Mr Casa came in second with a tally of almost 20,000 on the first count.

But a marked difference between the PN and the PL was how the party votes were apportioned between the individual candidates.

On the Labour side there were three candidates behind the top two who surpassed the rest by a significant margin.

On the PN side votes were more evenly spread out between four candidates immediately following the top two with a shorter distance to the next two candidates.

But beyond the fortunes of PN and PL candidates, the surprise was Imperium Europa’s Norman Lowell, who obtained more than 6,000 votes, surpassing Alternattiva Demokratika chairman Arnold Cassola, who captured almost 5,900.

Agents of the main parties were waiting with bated breath for Mr Lowell and Prof. Cassola to drop out of the race to see who inherited their votes.

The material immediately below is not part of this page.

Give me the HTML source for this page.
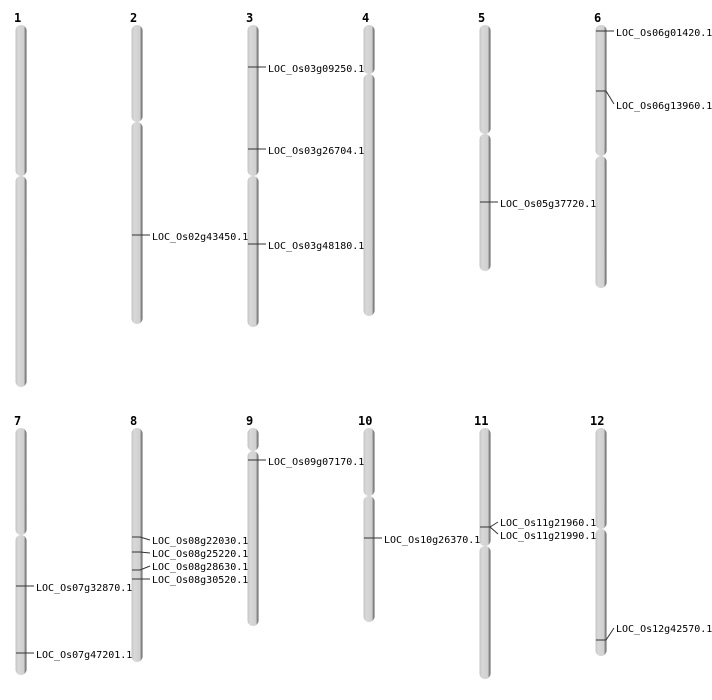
<!DOCTYPE html><html><head><style>body{margin:0;background:#fff}svg{display:block}</style></head><body>
<svg width="712" height="700" xmlns="http://www.w3.org/2000/svg">
<defs><linearGradient id="g" x1="0" x2="1"><stop offset="0" stop-color="#c4c4c4"/><stop offset="0.25" stop-color="#d8d8d8"/><stop offset="0.75" stop-color="#d0d0d0"/><stop offset="0.85" stop-color="#a0a0a0"/><stop offset="1" stop-color="#555"/></linearGradient></defs>
<g font-family="DejaVu Sans Mono, Liberation Mono, monospace" font-size="10" fill="#000">
<g font-weight="bold" font-size="12">
<text x="14" y="22">1</text><text x="130" y="22">2</text><text x="246" y="22">3</text><text x="362" y="22">4</text><text x="478" y="22">5</text><text x="594" y="22">6</text>
<text x="14" y="425">7</text><text x="130" y="425">8</text><text x="246" y="425">9</text><text x="358" y="425">10</text><text x="474" y="425">11</text><text x="590" y="425">12</text>
</g>
<g fill="url(#g)">
<rect x="15.5" y="25" width="11" height="151" rx="5.5"/><rect x="15.5" y="176" width="11" height="211" rx="5.5"/>
<rect x="131.5" y="25" width="11" height="97" rx="5.5"/><rect x="131.5" y="122" width="11" height="202" rx="5.5"/>
<rect x="247.5" y="25" width="11" height="151" rx="5.5"/><rect x="247.5" y="176" width="11" height="151" rx="5.5"/>
<rect x="363.5" y="25" width="11" height="49" rx="5.5"/><rect x="363.5" y="74" width="11" height="242" rx="5.5"/>
<rect x="479.5" y="25" width="11" height="109" rx="5.5"/><rect x="479.5" y="134" width="11" height="137" rx="5.5"/>
<rect x="595.5" y="25" width="11" height="131" rx="5.5"/><rect x="595.5" y="156" width="11" height="132" rx="5.5"/>
<rect x="15.5" y="428" width="11" height="107" rx="5.5"/><rect x="15.5" y="535" width="11" height="140" rx="5.5"/>
<rect x="131.5" y="428" width="11" height="234" rx="5.5"/>
<rect x="247.5" y="428" width="11" height="23" rx="5.5"/><rect x="247.5" y="451" width="11" height="175" rx="5.5"/>
<rect x="363.5" y="428" width="11" height="68" rx="5.5"/><rect x="363.5" y="496" width="11" height="126" rx="5.5"/>
<rect x="479.5" y="428" width="11" height="118" rx="5.5"/><rect x="479.5" y="546" width="11" height="133" rx="5.5"/>
<rect x="595.5" y="428" width="11" height="101" rx="5.5"/><rect x="595.5" y="529" width="11" height="127" rx="5.5"/>
</g>
<g stroke="#333" stroke-width="1" fill="none">
<path d="M132 235H150"/><path d="M248 67H266M248 149H266M248 244H266"/><path d="M480 202H498"/>
<path d="M596 31H614M596 91H606L614 104"/>
<path d="M16 586H34M16 653H34"/>
<path d="M132 537H140L150 540M132 552H140L150 553M132 570H140L150 566M132 579H140L150 579"/>
<path d="M248 460H266"/><path d="M364 538H382"/>
<path d="M480 527H490L498 522M480 527H490L498 534"/><path d="M596 640H606L614 628"/>
</g>
<text x="152" y="240">LOC_Os02g43450.1</text>
<text x="268" y="72">LOC_Os03g09250.1</text><text x="268" y="154">LOC_Os03g26704.1</text><text x="268" y="249">LOC_Os03g48180.1</text>
<text x="500" y="207">LOC_Os05g37720.1</text>
<text x="616" y="36">LOC_Os06g01420.1</text><text x="616" y="109">LOC_Os06g13960.1</text>
<text x="36" y="591">LOC_Os07g32870.1</text><text x="36" y="658">LOC_Os07g47201.1</text>
<text x="152" y="544">LOC_Os08g22030.1</text><text x="152" y="557">LOC_Os08g25220.1</text><text x="152" y="570">LOC_Os08g28630.1</text><text x="152" y="583">LOC_Os08g30520.1</text>
<text x="268" y="465">LOC_Os09g07170.1</text><text x="384" y="543">LOC_Os10g26370.1</text>
<text x="500" y="526">LOC_Os11g21960.1</text><text x="500" y="539">LOC_Os11g21990.1</text>
<text x="616" y="632">LOC_Os12g42570.1</text>
</g></svg></body></html>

The sixth seat hinged on which party managed to capture the bulk of those votes.

Independent candidate Nazzareno Bonnici, contesting under the banner of Tal-Ajkla, won more than 1,200 votes on the first count.

He kept his hopes alive until the 10th count, outperforming PL candidates Peter Cordina and Fleur Vella and PN candidate Kevin Plumpton, all eliminated before him.

Eurosceptics Anthony Calleja and Ivan Grech Mintoff were both eliminated by the seventh count with the PL gaining most of their votes.

The atmosphere in the counting hall fluctuated between absolute calm and boredom to brief bouts of tension when vote transfers took place as candidate representatives sweated it out behind the Perspex to follow the progress.

The counting hall occasionally burst into applause as Mr Bonnici toured the place, shaking hands with everyone and giving short impromptu speeches as he was carried shoulder high by agents of the two major parties.

It was a breather that went down well with everyone and Mr Bonnici evidently relished the attention he got.